## AIM
Repeat everything from the first line of the listing below through the line that contains "const Rpx = Math.min((dom.x[1]", exactly. Leave out pictures.
[START]
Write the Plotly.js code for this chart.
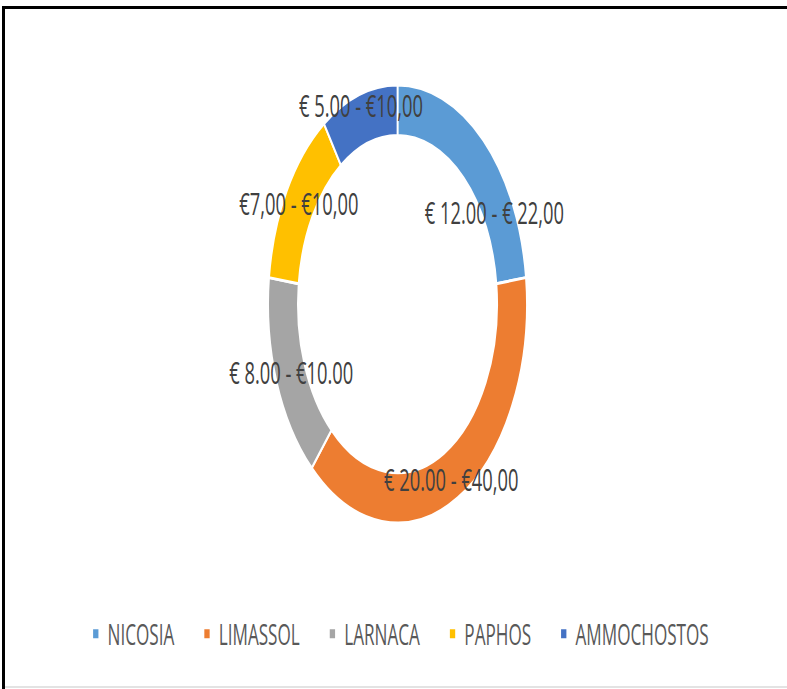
<!DOCTYPE html>
<html><head><meta charset="utf-8">
<script src="https://cdn.plot.ly/plotly-3.0.1.min.js"></script>
<style>
html,body{margin:0;padding:0;background:#fff;}
#frame{position:relative;width:787px;height:689px;overflow:hidden;background:#fff;}
#plot{position:absolute;left:0;top:0;width:1332px;height:689px;transform:scaleX(0.59084);transform-origin:0 0;}
.ln{position:absolute;z-index:5;}
#bt{left:2px;top:6px;right:0;height:3px;background:#000;}
#bl{left:2px;top:6px;width:3px;bottom:0;background:#000;}
#bb{left:5px;bottom:1px;right:0;height:2px;background:#e3e3e3;}
</style></head>
<body>
<div id="frame">
  <div id="plot"></div>
  <div class="ln" id="bt"></div>
  <div class="ln" id="bl"></div>
  <div class="ln" id="bb"></div>
</div>
<script>
const districts = ["NICOSIA", "LIMASSOL", "LARNACA", "PAPHOS", "AMMOCHOSTOS"];
const values = [12, 20, 8, 7, 5];
const priceLabels = ["€ 12.00 - € 22,00", "€ 20.00 - €40,00", "€ 8.00 - €10.00", "€7,00 - €10,00", "€ 5.00 - €10,00"];
const colors = ["#5B9BD5", "#ED7D31", "#A5A5A5", "#FFC000", "#4472C4"];

// label placement (style): radial fraction of outer radius and angle shift (deg)
const labelRadius = [0.86, 0.9, 0.88, 0.89, 0.95];
const labelAngleShift = [19.3, 0, 0, 0, 0];

const W = 1332, H = 689;
const dom = {x: [0.3407, 0.6695], y: [0.2409, 0.8766]};
const cx = (dom.x[0] + dom.x[1]) / 2, cy = (dom.y[0] + dom.y[1]) / 2;
const Rpx = Math.min((dom.x[1] - dom.x[0]) * W, (dom.y[1] - dom.y[0]) * H) / 2;

const total = values.reduce((a, b) => a + b, 0);
let cum = 0;
const annotations = values.map((v, i) => {
  const mid = (cum + v / 2) / total * 360 + labelAngleShift[i];
  cum += v;
  const a = mid * Math.PI / 180;
  const r = labelRadius[i] * Rpx;
  return {
    xref: "paper", yref: "paper",
    x: cx + r * Math.sin(a) / W,
    y: cy + r * Math.cos(a) / H,
    xanchor: "center", yanchor: "middle",
    text: priceLabels[i], showarrow: false,
    font: {family: "Open Sans, Liberation Sans, sans-serif", size: 31, color: "#404040"}
  };
});

// legend spacing: pad entries (except last) with non-breaking spaces
const legendPad = "\u00a0\u00a0\u00a0\u00a0";
const legendNames = districts.map((d, i) => i < districts.length - 1 ? d + legendPad : d);

const trace = {
  type: "pie",
  labels: legendNames,
  values: values,
  textinfo: "none",
  hole: 0.77,
  sort: false,
  direction: "clockwise",
  rotation: 0,
  marker: {colors: colors, line: {color: "#ffffff", width: 3}},
  domain: dom,
  hoverinfo: "none"
};

const layout = {
  width: W, height: H,
  margin: {l: 0, r: 0, t: 0, b: 0},
  paper_bgcolor: "#ffffff",
  showlegend: true,
  annotations: annotations,
  legend: {
    orientation: "h", x: 0.5057, xanchor: "center", y: 0.0798, yanchor: "middle",
    font: {family: "Open Sans, Liberation Sans, sans-serif", size: 29, color: "#595959"},
    traceorder: "normal"
  }
};

Plotly.newPlot("plot", [trace], layout, {displayModeBar: false, staticPlot: true});
</script>
</body></html>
[END]
## TASK ANSWER
Write the Plotly.js code for this chart.
<!DOCTYPE html>
<html><head><meta charset="utf-8">
<script src="https://cdn.plot.ly/plotly-3.0.1.min.js"></script>
<style>
html,body{margin:0;padding:0;background:#fff;}
#frame{position:relative;width:787px;height:689px;overflow:hidden;background:#fff;}
#plot{position:absolute;left:0;top:0;width:1332px;height:689px;transform:scaleX(0.59084);transform-origin:0 0;}
.ln{position:absolute;z-index:5;}
#bt{left:2px;top:6px;right:0;height:3px;background:#000;}
#bl{left:2px;top:6px;width:3px;bottom:0;background:#000;}
#bb{left:5px;bottom:1px;right:0;height:2px;background:#e3e3e3;}
</style></head>
<body>
<div id="frame">
  <div id="plot"></div>
  <div class="ln" id="bt"></div>
  <div class="ln" id="bl"></div>
  <div class="ln" id="bb"></div>
</div>
<script>
const districts = ["NICOSIA", "LIMASSOL", "LARNACA", "PAPHOS", "AMMOCHOSTOS"];
const values = [12, 20, 8, 7, 5];
const priceLabels = ["€ 12.00 - € 22,00", "€ 20.00 - €40,00", "€ 8.00 - €10.00", "€7,00 - €10,00", "€ 5.00 - €10,00"];
const colors = ["#5B9BD5", "#ED7D31", "#A5A5A5", "#FFC000", "#4472C4"];

// label placement (style): radial fraction of outer radius and angle shift (deg)
const labelRadius = [0.86, 0.9, 0.88, 0.89, 0.95];
const labelAngleShift = [19.3, 0, 0, 0, 0];

const W = 1332, H = 689;
const dom = {x: [0.3407, 0.6695], y: [0.2409, 0.8766]};
const cx = (dom.x[0] + dom.x[1]) / 2, cy = (dom.y[0] + dom.y[1]) / 2;
const Rpx = Math.min((dom.x[1] - dom.x[0]) * W, (dom.y[1] - dom.y[0]) * H) / 2;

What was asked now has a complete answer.